Electronics builder Laird (LSE: LRD) has endured a torrid time in 2016. The company’s share price was already on the back foot leading up to October’s trading statement. But news that its Performance Materials division had endured a “very challenging trading performance” during the third quarter, and Laird’s subsequent profit warning, has really put the boot in. The stock remains locked around five-year lows.
Laird noted last month that “the much slower production ramp, pricing and margin pressures and the overall lack of visibility in the Mobile Devices market” has weighed on trading activity more recently.
And market saturation in the smartphone sector suggests that the component builder could keep on struggling.
Recent share price weakness has seen dividend yields leap at Laird. So while the City expects the payout to fall to 11.3p per share in 2016 from 13p last year — and again to 11.2p in 2017 — these figures still yield a market-smashing 8.1% and 8% respectively.
However, I believe investors should be braced for more painful dividend cuts than those currently forecast.
A predicted 34% earnings decline in 2016 leaves the projected dividend covered just 1.3 times, well below the safety threshold of two times. And despite a predicted 17% turnaround next year, the assumed payout remains covered just 1.5 times by predicted earnings.
I reckon the prospect of any sort of bottom-line recovery is far from assured given the difficulties in Laird’s key markets, a scenario that could leave Laird’s dividend policy in tatters.
And with the firm also seeing net debt ballooning to £263.1m as of June, thanks in part to the acquisition of automotive technology specialist Novero in 2015, I believe current yields are looking very top heavy.
Pipe dreams?
Oilfield services provider Petrofac (LSE: PFC) is another FTSE 250 play whose dividend outlook is far from assured.
The abacus bashers expect the business to keep the full-year payment locked at 65.8 US cents per share in 2016, creating a dividend yield of 6.4%. And the reward is anticipated to edge to 67.3 cents the following year, nudging the yield to 6.6%.
However, the poorly state of the oil market makes me question whether Petrofac will be in a position to get dividends chugging higher again.
The company warned in August that “there have been few project awards in our core markets in the year to date,” a trend that saw Petrofac register orders of just $1bn during January-June.

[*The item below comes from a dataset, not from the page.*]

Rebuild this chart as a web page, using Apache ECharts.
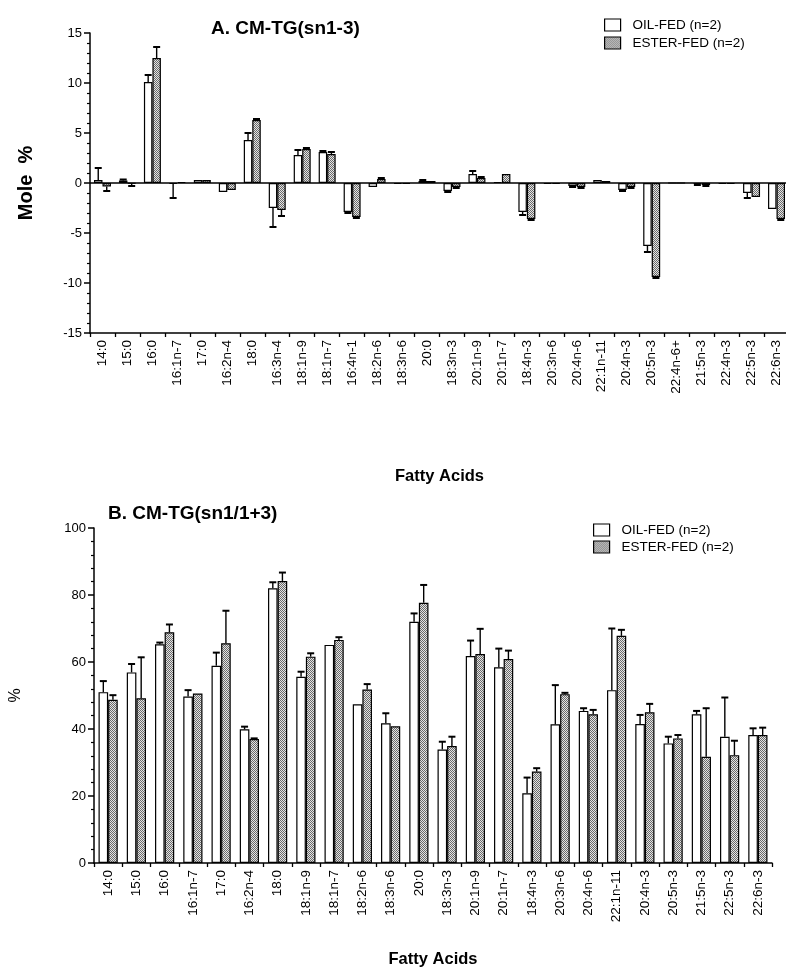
<!DOCTYPE html>
<html>
    <head>
        <meta charset="utf-8">
        <title>CM-TG fatty acids</title>
        <script src="https://cdn.jsdelivr.net/npm/echarts@6/dist/echarts.min.js"></script>
    </head>
    <body style="margin:0;background:#fff;">
        <div id="main" style="width:786px;height:973px;"></div>
        <script type="text/javascript">
        // panel A : CM-TG(sn1-3), change in mole %
        var catsA = ['14:0','15:0','16:0','16:1n-7','17:0','16:2n-4','18:0','16:3n-4','18:1n-9','18:1n-7',
                     '16:4n-1','18:2n-6','18:3n-6','20:0','18:3n-3','20:1n-9','20:1n-7','18:4n-3','20:3n-6','20:4n-6',
                     '22:1n-11','20:4n-3','20:5n-3','22:4n-6+','21:5n-3','22:4n-3','22:5n-3','22:6n-3'];
        var oilA      = [0.3, 0.25, 10.1, -0.1, 0.3, -0.9, 4.3, -2.5, 2.8, 3.1, -2.9, -0.4, -0.1, 0.2, -0.8, 0.9, 0.1, -2.9, -0.1, -0.3, 0.3, -0.7, -6.3, 0, -0.1, -0.1, -1.0, -2.6];
        var oilErrA   = [1.5, 0.35, 10.8, -1.5, 0.3, -0.9, 5.0, -4.4, 3.3, 3.2, -3.0, -0.4, -0.1, 0.3, -0.9, 1.2, 0.1, -3.2, -0.1, -0.4, 0.3, -0.8, -6.9, 0, -0.2, -0.1, -1.5, -2.6];
        var esterA    = [-0.35, -0.05, 12.5, 0.1, 0.3, -0.7, 6.3, -2.7, 3.4, 2.9, -3.4, 0.4, -0.1, 0.2, -0.4, 0.5, 0.9, -3.6, -0.1, -0.4, 0.2, -0.4, -9.4, 0, -0.2, -0.1, -1.4, -3.6];
        var esterErrA = [-0.8, -0.3, 13.6, 0.1, 0.3, -0.7, 6.4, -3.3, 3.5, 3.1, -3.5, 0.5, -0.1, 0.2, -0.5, 0.6, 0.9, -3.7, -0.1, -0.5, 0.2, -0.5, -9.5, 0, -0.3, -0.1, -1.4, -3.7];

        // panel B : CM-TG(sn1/1+3), %
        var catsB = ['14:0','15:0','16:0','16:1n-7','17:0','16:2n-4','18:0','18:1n-9','18:1n-7','18:2n-6',
                     '18:3n-6','20:0','18:3n-3','20:1n-9','20:1n-7','18:4n-3','20:3n-6','20:4n-6','22:1n-11','20:4n-3',
                     '20:5n-3','21:5n-3','22:5n-3','22:6n-3'];
        var oilB      = [51.0, 56.9, 65.3, 49.7, 58.9, 39.9, 82.0, 55.6, 65.1, 47.4, 41.7, 72.0, 33.9, 61.8, 58.4, 20.8, 41.4, 45.4, 51.6, 41.5, 35.7, 44.4, 37.7, 38.2];
        var oilErrB   = [54.3, 59.4, 65.8, 51.6, 62.8, 40.7, 83.8, 57.1, 65.1, 47.4, 44.7, 74.5, 36.2, 66.4, 64.0, 25.5, 53.1, 46.2, 70.0, 44.2, 37.7, 45.4, 49.4, 40.2];
        var esterB    = [48.7, 49.2, 68.9, 50.6, 65.6, 37.0, 84.2, 61.6, 66.6, 51.8, 40.8, 77.7, 34.9, 62.4, 60.9, 27.3, 50.4, 44.4, 67.8, 45.0, 37.2, 31.7, 32.2, 38.2];
        var esterErrB = [50.1, 61.4, 71.2, 50.6, 75.3, 37.2, 86.7, 62.6, 67.4, 53.4, 40.8, 83.0, 37.7, 69.9, 63.4, 28.3, 50.8, 45.7, 69.6, 47.5, 38.2, 46.2, 36.5, 40.4];

        var seriesNames = ['OIL-FED (n=2)', 'ESTER-FED (n=2)'];

        var FONT = "'Liberation Sans', Arial, sans-serif";
        var BAR_FRAC = 0.34;

        // stippled grey fill like the printed ester bars
        function makeDots() {
            var c = document.createElement('canvas');
            c.width = 2; c.height = 2;
            var ctx = c.getContext('2d');
            ctx.fillStyle = '#e4e4e4';
            ctx.fillRect(0, 0, 2, 2);
            ctx.fillStyle = '#6a6a6a';
            ctx.fillRect(0, 0, 1, 1);
            ctx.fillRect(1, 1, 1, 1);
            return c;
        }
        var dots = { image: makeDots(), repeat: 'repeat' };

        var oilStyle = { color: '#fff', borderColor: '#000', borderWidth: 1.2 };
        var esterStyle = { color: dots, borderColor: '#000', borderWidth: 1.2 };

        function errData(vals, errs) {
            var out = [];
            for (var i = 0; i < vals.length; i++) out.push([i, vals[i], errs[i]]);
            return out;
        }

        // one-sided error bar with a cap, drawn at the bar's centre
        function errRender(side) {
            return function (params, api) {
                var i = api.value(0), v = api.value(1), e = api.value(2);
                if (Math.abs(e - v) < 0.05) return;
                var bw = api.size([1, 0])[0];
                var dx = side * bw * BAR_FRAC / 2;
                var p0 = api.coord([i, v]);
                var p1 = api.coord([i, e]);
                var x = p0[0] + dx;
                return {
                    type: 'group',
                    children: [
                        { type: 'line', shape: { x1: x, y1: p0[1], x2: x, y2: p1[1] }, style: { stroke: '#000', lineWidth: 1.4 } },
                        { type: 'line', shape: { x1: x - 3.5, y1: p1[1], x2: x + 3.5, y2: p1[1] }, style: { stroke: '#000', lineWidth: 2 } }
                    ]
                };
            };
        }

        function valueAxis(grid, min, max, interval, name, nameGap, nameSize, bold) {
            return {
                type: 'value', gridIndex: grid, min: min, max: max, interval: interval,
                name: name, nameLocation: 'middle', nameGap: nameGap,
                nameTextStyle: { fontFamily: FONT, fontSize: nameSize, fontWeight: bold ? 'bold' : 'normal', color: '#000' },
                axisLine: { show: true, lineStyle: { color: '#000', width: 1.5 } },
                axisTick: { show: true, length: 6, lineStyle: { color: '#000', width: 1.5 } },
                minorTick: { show: true, splitNumber: 5, length: 3, lineStyle: { color: '#000', width: 1.2 } },
                splitLine: { show: false },
                axisLabel: { fontFamily: FONT, fontSize: 13, color: '#000', margin: 8 }
            };
        }

        function catAxis(grid, cats, nameGap, onZero) {
            return {
                type: 'category', gridIndex: grid, data: cats,
                name: 'Fatty Acids', nameLocation: 'middle', nameGap: nameGap,
                nameTextStyle: { fontFamily: FONT, fontSize: 16.5, fontWeight: 'bold', color: '#000' },
                axisLine: { show: true, onZero: onZero, lineStyle: { color: '#000', width: 1.5 } },
                axisTick: { show: true, length: 4, alignWithLabel: false, lineStyle: { color: '#000', width: 1.3 } },
                axisLabel: { interval: 0, rotate: 90, fontFamily: FONT, fontSize: 13.5, color: '#000', margin: 7 },
                splitLine: { show: false }
            };
        }

        var legendText = { fontFamily: FONT, fontSize: 13.5, color: '#000', padding: [0, 0, 0, 7] };

        var myChart = echarts.init(document.getElementById('main'));

        var option = {
            animation: false,
            backgroundColor: '#fff',
            title: [
                { text: 'A. CM-TG(sn1-3)', left: 206, top: 14,
                  textStyle: { fontFamily: FONT, fontSize: 19, fontWeight: 'bold', color: '#000' } },
                { text: 'B. CM-TG(sn1/1+3)', left: 103, top: 499,
                  textStyle: { fontFamily: FONT, fontSize: 19, fontWeight: 'bold', color: '#000' } }
            ],
            legend: [
                { orient: 'vertical', left: 599, top: 13, itemWidth: 16, itemHeight: 12, itemGap: 4, icon: 'rect',
                  textStyle: legendText,
                  data: [{ name: seriesNames[0], itemStyle: oilStyle }, { name: seriesNames[1], itemStyle: esterStyle }] },
                { orient: 'vertical', left: 588, top: 518, itemWidth: 16, itemHeight: 12, itemGap: 3, icon: 'rect',
                  textStyle: legendText,
                  data: [{ name: seriesNames[0], itemStyle: oilStyle }, { name: seriesNames[1], itemStyle: esterStyle }] }
            ],
            grid: [
                { left: 90, right: -3, top: 33, height: 300, containLabel: false, outerBoundsMode: 'none' },
                { left: 94, right: 14, top: 528, height: 335, containLabel: false, outerBoundsMode: 'none' }
            ],
            xAxis: [
                catAxis(0, catsA, 135, false),
                catAxis(1, catsB, 88, true)
            ],
            yAxis: [
                valueAxis(0, -15, 15, 5, 'Mole  %', 54, 20, true),
                valueAxis(1, 0, 100, 20, '%', 70, 16, false)
            ],
            series: [
                { name: seriesNames[0], type: 'bar', xAxisIndex: 0, yAxisIndex: 0, data: oilA,
                  barWidth: (BAR_FRAC * 100) + '%', barGap: '0%', itemStyle: oilStyle,
                  markLine: { silent: true, symbol: 'none', label: { show: false },
                              lineStyle: { color: '#000', type: 'solid', width: 1.5 }, data: [{ yAxis: 0 }] } },
                { name: seriesNames[1], type: 'bar', xAxisIndex: 0, yAxisIndex: 0, data: esterA,
                  barWidth: (BAR_FRAC * 100) + '%', barGap: '0%', itemStyle: esterStyle },
                { type: 'custom', xAxisIndex: 0, yAxisIndex: 0, renderItem: errRender(-1), data: errData(oilA, oilErrA), z: 3 },
                { type: 'custom', xAxisIndex: 0, yAxisIndex: 0, renderItem: errRender(1), data: errData(esterA, esterErrA), z: 3 },

                { name: seriesNames[0], type: 'bar', xAxisIndex: 1, yAxisIndex: 1, data: oilB,
                  barWidth: (BAR_FRAC * 100) + '%', barGap: '0%', itemStyle: oilStyle },
                { name: seriesNames[1], type: 'bar', xAxisIndex: 1, yAxisIndex: 1, data: esterB,
                  barWidth: (BAR_FRAC * 100) + '%', barGap: '0%', itemStyle: esterStyle },
                { type: 'custom', xAxisIndex: 1, yAxisIndex: 1, renderItem: errRender(-1), data: errData(oilB, oilErrB), z: 3 },
                { type: 'custom', xAxisIndex: 1, yAxisIndex: 1, renderItem: errRender(1), data: errData(esterB, esterErrB), z: 3 }
            ]
        };

        myChart.setOption(option);
        </script>
    </body>
</html>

And like Laird, Petrofac has the added problem of a mounting debt pile to contend with. Net debt rose to $877m as of June, surging from $686m a year earlier.
I believe investors should err on the side of caution and resist the temptation of Petrofac’s big yields. Indeed, a flurry of fresh capital expenditure cuts from producers across the oil industry in recent weeks suggest that more top-line turbulence could be just around the corner.